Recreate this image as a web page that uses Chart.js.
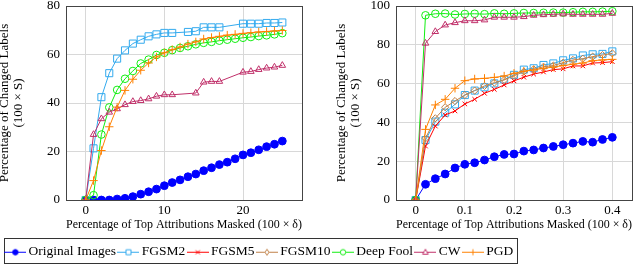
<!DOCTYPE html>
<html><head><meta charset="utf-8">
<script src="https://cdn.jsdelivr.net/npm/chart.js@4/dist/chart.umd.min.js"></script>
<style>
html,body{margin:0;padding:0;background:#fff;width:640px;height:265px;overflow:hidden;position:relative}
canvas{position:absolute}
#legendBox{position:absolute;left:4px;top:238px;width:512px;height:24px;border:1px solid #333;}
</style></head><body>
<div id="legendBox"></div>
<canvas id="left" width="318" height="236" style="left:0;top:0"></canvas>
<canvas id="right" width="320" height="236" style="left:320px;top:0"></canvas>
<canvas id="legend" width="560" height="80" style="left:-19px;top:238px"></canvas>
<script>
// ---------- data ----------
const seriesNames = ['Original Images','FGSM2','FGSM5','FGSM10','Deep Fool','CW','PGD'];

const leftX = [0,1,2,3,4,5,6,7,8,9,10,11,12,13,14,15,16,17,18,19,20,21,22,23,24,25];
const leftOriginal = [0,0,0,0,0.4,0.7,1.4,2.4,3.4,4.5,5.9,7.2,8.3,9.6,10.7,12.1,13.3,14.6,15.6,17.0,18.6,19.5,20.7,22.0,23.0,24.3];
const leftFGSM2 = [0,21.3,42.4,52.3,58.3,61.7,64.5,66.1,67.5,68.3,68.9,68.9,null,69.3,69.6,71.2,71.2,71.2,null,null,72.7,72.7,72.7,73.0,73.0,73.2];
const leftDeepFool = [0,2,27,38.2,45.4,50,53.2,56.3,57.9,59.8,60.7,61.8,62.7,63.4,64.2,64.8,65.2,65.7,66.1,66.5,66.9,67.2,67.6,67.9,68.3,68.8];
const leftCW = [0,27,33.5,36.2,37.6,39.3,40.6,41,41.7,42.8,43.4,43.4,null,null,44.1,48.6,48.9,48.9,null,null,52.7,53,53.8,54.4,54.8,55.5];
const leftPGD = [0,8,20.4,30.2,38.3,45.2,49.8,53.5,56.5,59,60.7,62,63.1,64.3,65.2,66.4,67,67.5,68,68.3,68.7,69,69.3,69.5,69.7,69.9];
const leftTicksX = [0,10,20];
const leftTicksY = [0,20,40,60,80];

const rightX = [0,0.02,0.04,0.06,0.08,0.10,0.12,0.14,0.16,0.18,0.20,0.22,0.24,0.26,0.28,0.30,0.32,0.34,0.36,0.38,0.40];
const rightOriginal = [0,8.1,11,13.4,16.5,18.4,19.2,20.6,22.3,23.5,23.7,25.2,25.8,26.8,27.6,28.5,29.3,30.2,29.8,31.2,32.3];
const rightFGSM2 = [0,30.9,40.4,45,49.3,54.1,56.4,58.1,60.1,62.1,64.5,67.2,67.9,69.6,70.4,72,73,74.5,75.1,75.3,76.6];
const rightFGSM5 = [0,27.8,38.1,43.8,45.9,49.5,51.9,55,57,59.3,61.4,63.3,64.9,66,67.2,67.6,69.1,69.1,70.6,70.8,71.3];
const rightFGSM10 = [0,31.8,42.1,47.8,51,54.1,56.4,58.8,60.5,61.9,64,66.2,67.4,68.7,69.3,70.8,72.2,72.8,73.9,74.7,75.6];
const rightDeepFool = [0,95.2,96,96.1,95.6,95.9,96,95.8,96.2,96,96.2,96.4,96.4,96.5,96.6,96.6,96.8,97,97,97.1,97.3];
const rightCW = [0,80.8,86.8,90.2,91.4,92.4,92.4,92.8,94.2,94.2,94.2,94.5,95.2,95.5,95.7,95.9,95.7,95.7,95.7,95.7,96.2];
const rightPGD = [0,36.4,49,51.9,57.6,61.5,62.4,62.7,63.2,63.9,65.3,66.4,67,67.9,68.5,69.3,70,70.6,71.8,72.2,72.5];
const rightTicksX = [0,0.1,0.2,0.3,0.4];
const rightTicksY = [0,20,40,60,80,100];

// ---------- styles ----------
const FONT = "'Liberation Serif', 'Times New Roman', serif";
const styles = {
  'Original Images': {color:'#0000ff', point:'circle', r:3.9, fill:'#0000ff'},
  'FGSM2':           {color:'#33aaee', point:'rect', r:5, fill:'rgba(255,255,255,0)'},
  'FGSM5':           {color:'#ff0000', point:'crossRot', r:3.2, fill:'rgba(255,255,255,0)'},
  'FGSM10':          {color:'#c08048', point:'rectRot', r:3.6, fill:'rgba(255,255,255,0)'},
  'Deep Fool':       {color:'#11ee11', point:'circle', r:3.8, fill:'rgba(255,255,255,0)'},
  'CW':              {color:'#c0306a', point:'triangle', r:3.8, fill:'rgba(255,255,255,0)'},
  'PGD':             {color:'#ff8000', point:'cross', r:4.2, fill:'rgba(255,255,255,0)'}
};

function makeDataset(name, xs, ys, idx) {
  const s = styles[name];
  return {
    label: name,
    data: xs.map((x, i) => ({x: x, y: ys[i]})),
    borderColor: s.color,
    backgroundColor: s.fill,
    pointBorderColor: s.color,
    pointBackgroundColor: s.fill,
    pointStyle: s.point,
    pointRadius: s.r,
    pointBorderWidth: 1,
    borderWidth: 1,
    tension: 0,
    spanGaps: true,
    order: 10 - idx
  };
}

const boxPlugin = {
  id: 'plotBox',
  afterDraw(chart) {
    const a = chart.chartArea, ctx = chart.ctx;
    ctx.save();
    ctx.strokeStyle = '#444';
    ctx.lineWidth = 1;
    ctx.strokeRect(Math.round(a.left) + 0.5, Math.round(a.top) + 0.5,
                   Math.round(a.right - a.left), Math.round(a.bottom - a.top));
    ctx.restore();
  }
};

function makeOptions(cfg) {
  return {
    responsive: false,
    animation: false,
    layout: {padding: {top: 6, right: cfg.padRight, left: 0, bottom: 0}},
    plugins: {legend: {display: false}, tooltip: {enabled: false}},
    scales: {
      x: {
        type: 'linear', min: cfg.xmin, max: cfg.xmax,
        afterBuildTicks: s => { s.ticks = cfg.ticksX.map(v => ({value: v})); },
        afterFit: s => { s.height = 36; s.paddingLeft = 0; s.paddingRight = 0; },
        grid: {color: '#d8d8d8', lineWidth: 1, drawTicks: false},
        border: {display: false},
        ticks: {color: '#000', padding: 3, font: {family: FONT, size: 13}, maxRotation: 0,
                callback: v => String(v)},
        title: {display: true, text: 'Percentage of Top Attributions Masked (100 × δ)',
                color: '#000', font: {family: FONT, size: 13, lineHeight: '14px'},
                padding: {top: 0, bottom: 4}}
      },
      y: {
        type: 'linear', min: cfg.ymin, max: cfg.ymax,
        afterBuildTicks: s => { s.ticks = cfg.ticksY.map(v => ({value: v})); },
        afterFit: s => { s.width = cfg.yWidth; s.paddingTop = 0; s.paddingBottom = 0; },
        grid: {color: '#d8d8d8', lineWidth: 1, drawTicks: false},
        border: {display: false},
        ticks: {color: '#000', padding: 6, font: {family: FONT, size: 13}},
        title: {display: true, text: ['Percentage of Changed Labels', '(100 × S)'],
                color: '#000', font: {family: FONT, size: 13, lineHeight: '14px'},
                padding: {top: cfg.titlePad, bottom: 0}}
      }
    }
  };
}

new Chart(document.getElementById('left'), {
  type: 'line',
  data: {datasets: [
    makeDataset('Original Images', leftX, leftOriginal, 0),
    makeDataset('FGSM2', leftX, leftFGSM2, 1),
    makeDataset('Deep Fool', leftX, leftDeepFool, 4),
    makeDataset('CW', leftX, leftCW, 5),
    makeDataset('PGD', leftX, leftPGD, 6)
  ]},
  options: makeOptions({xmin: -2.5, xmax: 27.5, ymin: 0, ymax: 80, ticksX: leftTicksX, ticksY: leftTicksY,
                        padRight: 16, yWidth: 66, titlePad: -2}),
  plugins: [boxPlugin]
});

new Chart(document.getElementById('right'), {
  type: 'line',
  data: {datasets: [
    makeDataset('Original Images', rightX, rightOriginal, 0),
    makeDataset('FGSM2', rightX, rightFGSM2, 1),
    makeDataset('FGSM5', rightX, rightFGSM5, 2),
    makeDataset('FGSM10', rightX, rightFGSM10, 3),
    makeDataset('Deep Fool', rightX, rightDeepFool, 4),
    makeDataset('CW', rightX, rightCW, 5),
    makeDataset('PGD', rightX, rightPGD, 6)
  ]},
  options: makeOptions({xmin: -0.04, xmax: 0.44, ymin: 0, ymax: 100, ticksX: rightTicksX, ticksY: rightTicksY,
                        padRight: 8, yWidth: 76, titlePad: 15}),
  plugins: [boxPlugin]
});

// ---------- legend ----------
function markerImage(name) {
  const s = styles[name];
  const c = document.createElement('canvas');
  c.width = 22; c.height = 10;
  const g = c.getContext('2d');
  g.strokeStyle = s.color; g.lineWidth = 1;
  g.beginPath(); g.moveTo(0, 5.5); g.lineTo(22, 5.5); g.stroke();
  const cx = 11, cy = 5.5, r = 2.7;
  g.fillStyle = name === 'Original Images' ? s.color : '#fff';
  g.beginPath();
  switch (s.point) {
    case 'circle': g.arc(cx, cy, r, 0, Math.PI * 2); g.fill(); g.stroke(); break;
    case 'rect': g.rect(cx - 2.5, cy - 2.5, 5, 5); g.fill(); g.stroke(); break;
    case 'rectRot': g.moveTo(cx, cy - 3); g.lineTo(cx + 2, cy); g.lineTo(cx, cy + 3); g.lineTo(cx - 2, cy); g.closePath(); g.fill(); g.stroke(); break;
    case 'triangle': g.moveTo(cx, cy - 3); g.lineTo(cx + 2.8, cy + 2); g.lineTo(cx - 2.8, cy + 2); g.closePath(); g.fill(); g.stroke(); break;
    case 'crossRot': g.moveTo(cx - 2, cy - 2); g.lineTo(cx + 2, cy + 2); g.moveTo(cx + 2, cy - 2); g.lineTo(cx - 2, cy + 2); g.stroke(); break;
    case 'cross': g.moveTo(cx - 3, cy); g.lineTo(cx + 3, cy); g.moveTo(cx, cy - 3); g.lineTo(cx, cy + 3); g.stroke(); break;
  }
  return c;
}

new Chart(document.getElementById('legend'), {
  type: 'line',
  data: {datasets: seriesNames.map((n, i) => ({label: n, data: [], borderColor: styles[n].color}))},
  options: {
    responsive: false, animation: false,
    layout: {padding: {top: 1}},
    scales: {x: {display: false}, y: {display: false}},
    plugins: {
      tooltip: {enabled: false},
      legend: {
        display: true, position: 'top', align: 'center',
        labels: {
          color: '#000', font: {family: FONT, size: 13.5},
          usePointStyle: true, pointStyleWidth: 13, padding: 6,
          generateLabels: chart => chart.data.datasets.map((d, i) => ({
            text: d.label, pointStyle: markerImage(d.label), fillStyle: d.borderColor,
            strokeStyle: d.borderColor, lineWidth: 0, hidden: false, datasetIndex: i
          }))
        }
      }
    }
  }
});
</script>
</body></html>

________

• Task description: Give again, word for word, every line from the top of the data through the line with "const seriesNames = ['Original", both ends included, and exclude the pictures.

• Output for this exercise:
Recreate this image as a web page that uses Chart.js.
<!DOCTYPE html>
<html><head><meta charset="utf-8">
<script src="https://cdn.jsdelivr.net/npm/chart.js@4/dist/chart.umd.min.js"></script>
<style>
html,body{margin:0;padding:0;background:#fff;width:640px;height:265px;overflow:hidden;position:relative}
canvas{position:absolute}
#legendBox{position:absolute;left:4px;top:238px;width:512px;height:24px;border:1px solid #333;}
</style></head><body>
<div id="legendBox"></div>
<canvas id="left" width="318" height="236" style="left:0;top:0"></canvas>
<canvas id="right" width="320" height="236" style="left:320px;top:0"></canvas>
<canvas id="legend" width="560" height="80" style="left:-19px;top:238px"></canvas>
<script>
// ---------- data ----------
const seriesNames = ['Original Images','FGSM2','FGSM5','FGSM10','Deep Fool','CW','PGD'];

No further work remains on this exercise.